Magnifying Glass (Tomomarusan/Wikimedia Commons)

(Tomomarusan/Wikimedia Commons)

A research team at University of Akron in Ohio is studying the formation of glass materials, processes that cover much more than materials found in windows. The team led by Akron polymer engineering professor David Simmons is funded by a $1 million grant from the W.M. Keck Foundation.

Simmons is joined in the project by polymer engineering colleagues Alamgir Karim and Kevin Cavicchi. Together they are investigating the way glass molecules form into  the solid matter found in magnifying glasses and windows, as well as materials with glass-like properties, such as polymer smartphone screens and solidified sugar coatings on drug compounds.

The Keck Foundation grant is financing the group’s research to discover the way the disordered and mobile molecules in liquids transform into the more orderly and stable molecules of glasses, yet remain somewhat less structured and immobile than crystals. According to Simmons, this basic question about glass materials remains unanswered. “Do they act like solids because they are really solid like most minerals and metals?” notes Simmons,  “Or, do they act like solids simply because they’re very, very slow liquids?”

The goal of the research at Akron is to increase the understanding of glass formation to the point where materials scientists can generate new forms of glass with properties going beyond today’s glass materials. With that level of understanding, the researchers aim to write an algorithm that makes possible the design of glass materials with desired target properties or that meet certain specifications.
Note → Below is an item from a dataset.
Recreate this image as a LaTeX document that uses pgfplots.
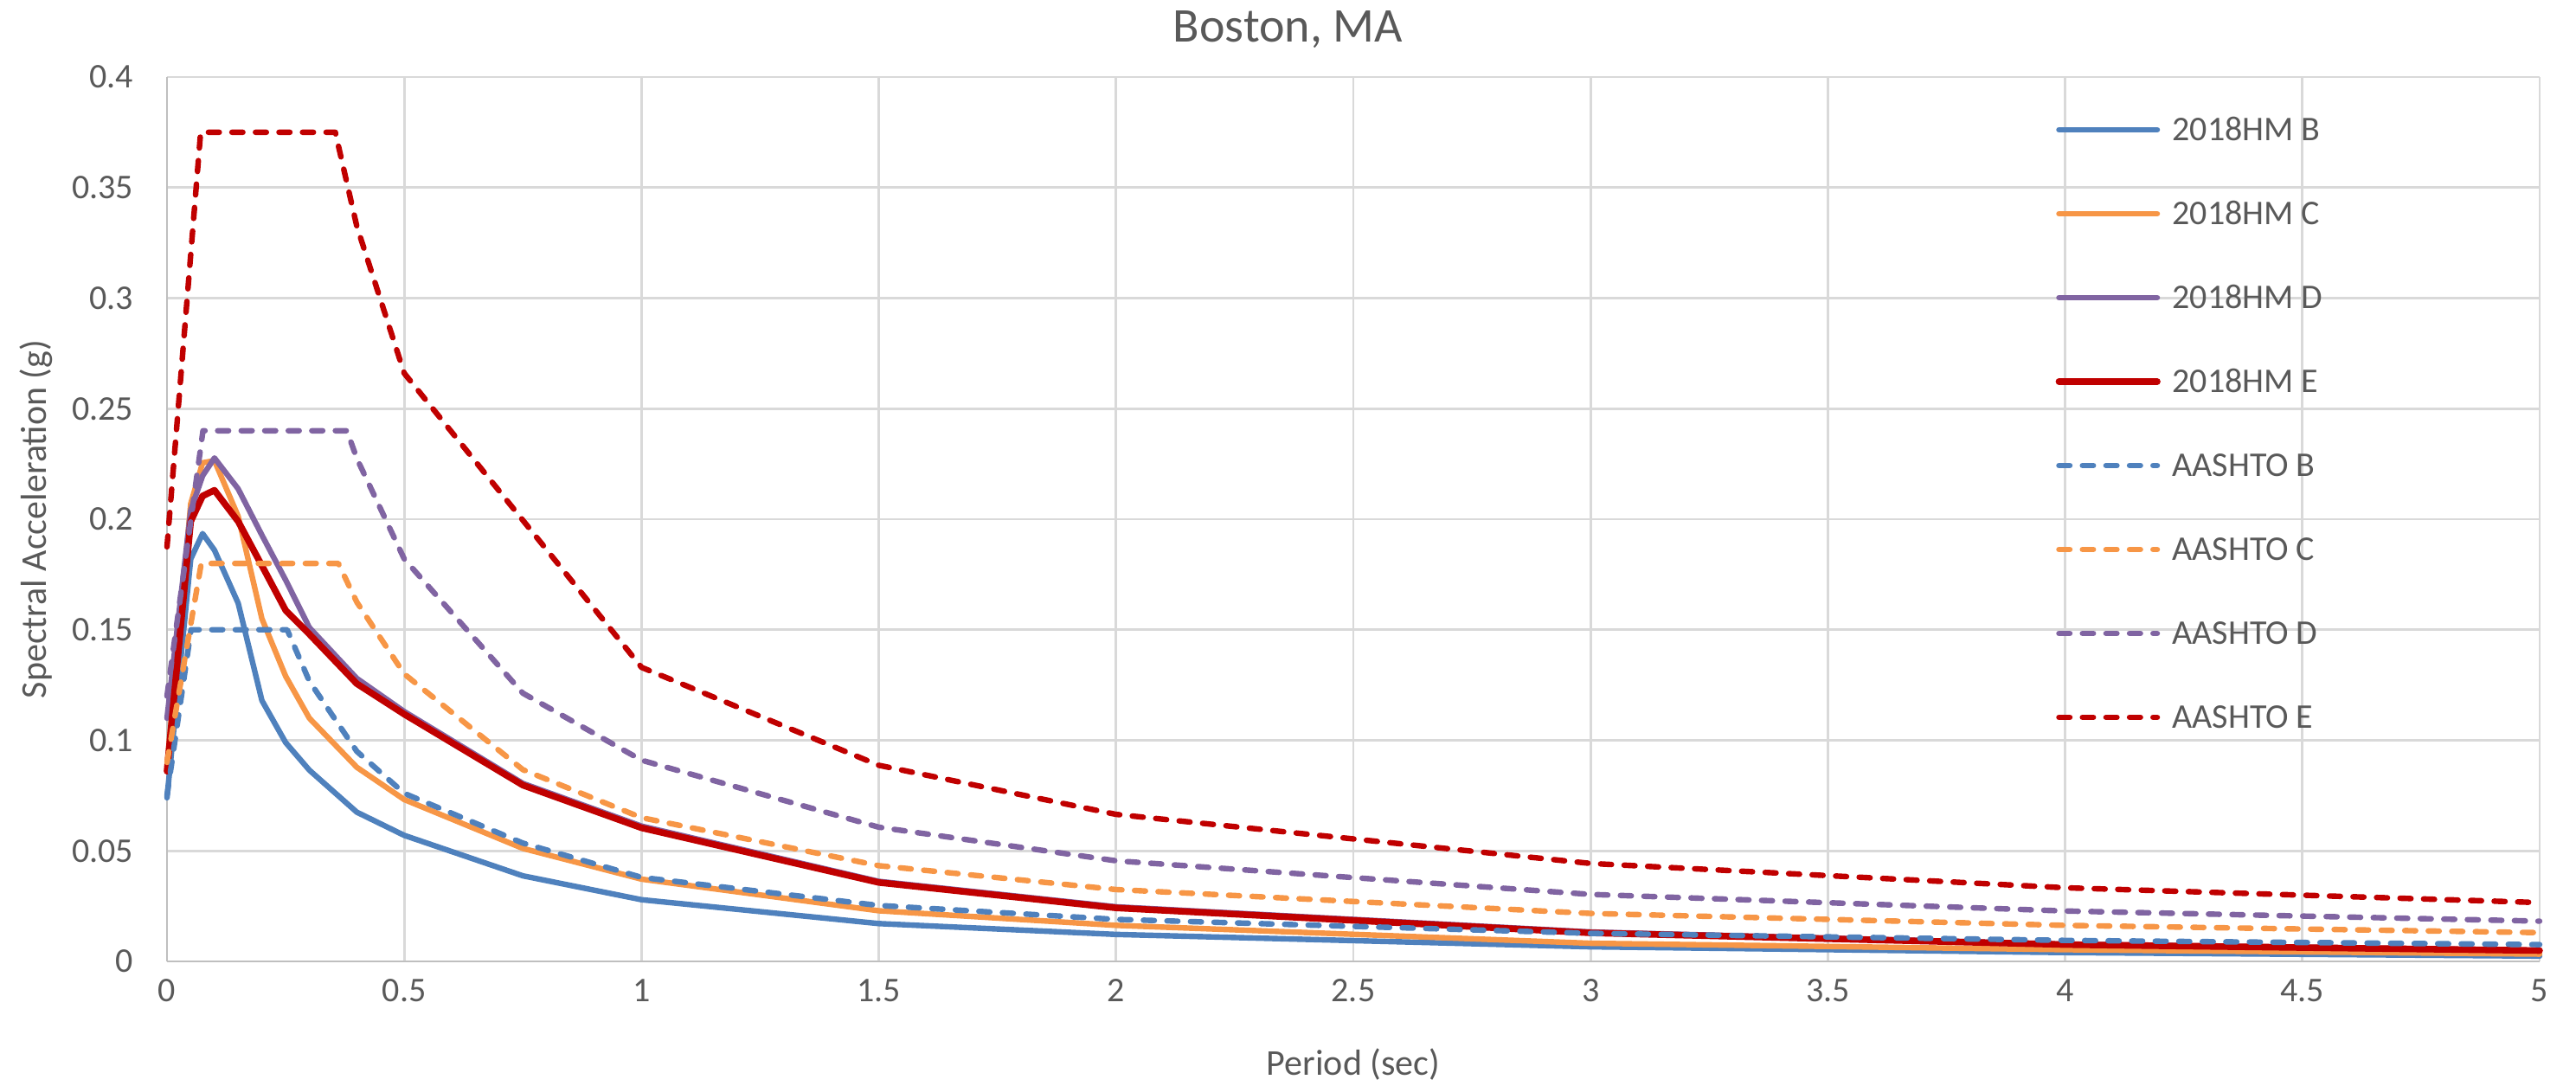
\documentclass[border=0pt]{standalone}
\usepackage{fontspec}
\setmainfont{Carlito}
\usepackage{pgfplots}
\usepackage{pgfplotstable}
\pgfplotsset{compat=1.18}

\definecolor{cB}{HTML}{4F81BD}
\definecolor{cC}{HTML}{F79646}
\definecolor{cD}{HTML}{8064A2}
\definecolor{cE}{HTML}{C00000}
\definecolor{txt}{HTML}{595959}
\definecolor{grd}{HTML}{D9D9D9}
\definecolor{axl}{HTML}{BFBFBF}

% 2018 hazard model spectra (period in s, Sa in g)
\pgfplotstableread{
T      B       C       D       E
0      0.074   0.088   0.110   0.086
0.05   0.182   0.207   0.204   0.199
0.075  0.1935  0.2255  0.2196  0.2105
0.1    0.186   0.2265  0.2277  0.2131
0.15   0.162   0.2013  0.2137  0.1990
0.2    0.118   0.155   0.1928  0.1790
0.25   0.099   0.129   0.1725  0.1588
0.3    0.0865  0.110   0.151   0.148
0.4    0.0675  0.0878  0.128   0.1256
0.5    0.057   0.0732  0.113   0.1118
0.75   0.0387  0.0511  0.0805  0.0797
1      0.0279  0.0372  0.0612  0.0604
1.5    0.0171  0.0229  0.0362  0.0357
2      0.0122  0.0163  0.0247  0.0242
3      0.0066  0.0082  0.0133  0.0129
4      0.0040  0.0053  0.0078  0.0076
5      0.0024  0.0033  0.0050  0.0049
}\hm

% AASHTO design spectra, one table per site class
\pgfplotstableread{
T       Sa
0       0.075
0.0507  0.15
0.2533  0.15
0.3     0.1267
0.4     0.095
0.5     0.076
0.75    0.0535
1       0.038
1.5     0.0253
2       0.019
3       0.0127
4       0.0095
5       0.0076
}\aB
\pgfplotstableread{
T       Sa
0       0.09
0.0722  0.18
0.3611  0.18
0.4     0.1625
0.5     0.13
0.75    0.0867
1       0.065
1.5     0.0433
2       0.0325
3       0.0217
4       0.0163
5       0.013
}\aC
\pgfplotstableread{
T       Sa
0       0.12
0.0758  0.24
0.3792  0.24
0.4     0.2275
0.5     0.182
0.75    0.1213
1       0.091
1.5     0.0607
2       0.0455
3       0.0303
4       0.0228
5       0.0182
}\aD
\pgfplotstableread{
T       Sa
0       0.1875
0.0709  0.375
0.3547  0.375
0.4     0.3325
0.5     0.266
1       0.133
1.5     0.0887
2       0.0665
3       0.0443
4       0.0333
5       0.0266
}\aE

\begin{document}
\begin{tikzpicture}
\begin{axis}[
  at={(0,0)}, anchor=south west,
  scale only axis, width=685.5pt, height=255.5pt,
  xmin=0, xmax=5, ymin=0, ymax=0.4,
  clip=false,
  xtick={0,0.5,1,1.5,2,2.5,3,3.5,4,4.5,5},
  ytick={0,0.05,0.1,0.15,0.2,0.25,0.3,0.35,0.4},
  grid=major,
  major grid style={draw=grd, line width=0.7pt},
  axis lines=left,
  axis line style={-, draw=axl, line width=0.7pt},
  major tick length=0pt,
  tick label style={font=\fontsize{10}{12}\selectfont, text=txt},
  xticklabel style={yshift=-1.6pt},
  yticklabel style={xshift=-6.2pt},
  /pgf/number format/.cd, fixed, precision=2, assume math mode=true,
  /pgfplots/.cd,
  every axis title shift=0pt,
  title={Boston, MA},
  title style={at={(axis description cs:0.4725,1.0538)}, anchor=center, yshift=0pt,
               font=\fontsize{14}{17}\selectfont, text=txt},
  xlabel={Period (sec)},
  xlabel style={at={(axis description cs:0.5,-0.1164)}, anchor=center,
                font=\fontsize{10.5}{12}\selectfont, text=txt},
  ylabel={Spectral Acceleration (g)},
  ylabel style={at={(axis description cs:-0.0551,0.5)}, anchor=center, rotate=0,
                font=\fontsize{10.5}{12}\selectfont, text=txt},
  legend cell align=left,
  legend image code/.code={\draw[#1, line cap=round] (0pt,0pt) -- (28.4pt,0pt);},
  legend style={draw=none, fill=none, inner sep=0pt, outer sep=0pt,
                at={(0.7960,0.9529)}, anchor=north west,
                row sep=17.85pt, column sep=3.4pt,
                font=\fontsize{10}{12}\selectfont, text=txt,
                nodes={inner sep=0pt, text height=6.4pt, text depth=0pt}},
  every axis plot/.append style={line join=round, line cap=round},
  hm/.style={line width=1.6pt},
  aa/.style={line width=1.6pt, dash pattern=on 3.15pt off 3.65pt},
]
\addplot[hm, cB] table[x=T, y=B] {\hm};
\addlegendentry{2018HM B}
\addplot[hm, cC] table[x=T, y=C] {\hm};
\addlegendentry{2018HM C}
\addplot[hm, cD] table[x=T, y=D] {\hm};
\addlegendentry{2018HM D}
\addplot[hm, cE, line width=1.9pt] table[x=T, y=E] {\hm};
\addlegendentry{2018HM E}
\addplot[aa, cB] table[x=T, y=Sa] {\aB};
\addlegendentry{AASHTO B}
\addplot[aa, cC] table[x=T, y=Sa] {\aC};
\addlegendentry{AASHTO C}
\addplot[aa, cD] table[x=T, y=Sa] {\aD};
\addlegendentry{AASHTO D}
\addplot[aa, cE] table[x=T, y=Sa] {\aE};
\addlegendentry{AASHTO E}
\end{axis}
\pgfresetboundingbox
\useasboundingbox (-48.25pt,-35.75pt) rectangle (696pt,277.75pt);
\end{tikzpicture}
\end{document}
In this new project, Simmons plans to investigate biologic processes in evolution as a model for designing the algorithm. Simmons’s lab at Akron studies the behavior of materials at nanoscale levels using simulations of molecular dynamics to better understand the variables behind those dynamics, leading to a more rational control of the properties of nanostructured materials.

The W. M. Keck Foundation funds research in science and engineering with the potential for breakthroughs in technologies, instrumentation, or methodologies. Studies funded by the foundation need to show a high level of risk, due to unconventional methods or because they pose a challenge to prevailing wisdom. Grants are typically $2 million or less, although awards in 2013 are capped at $1 million.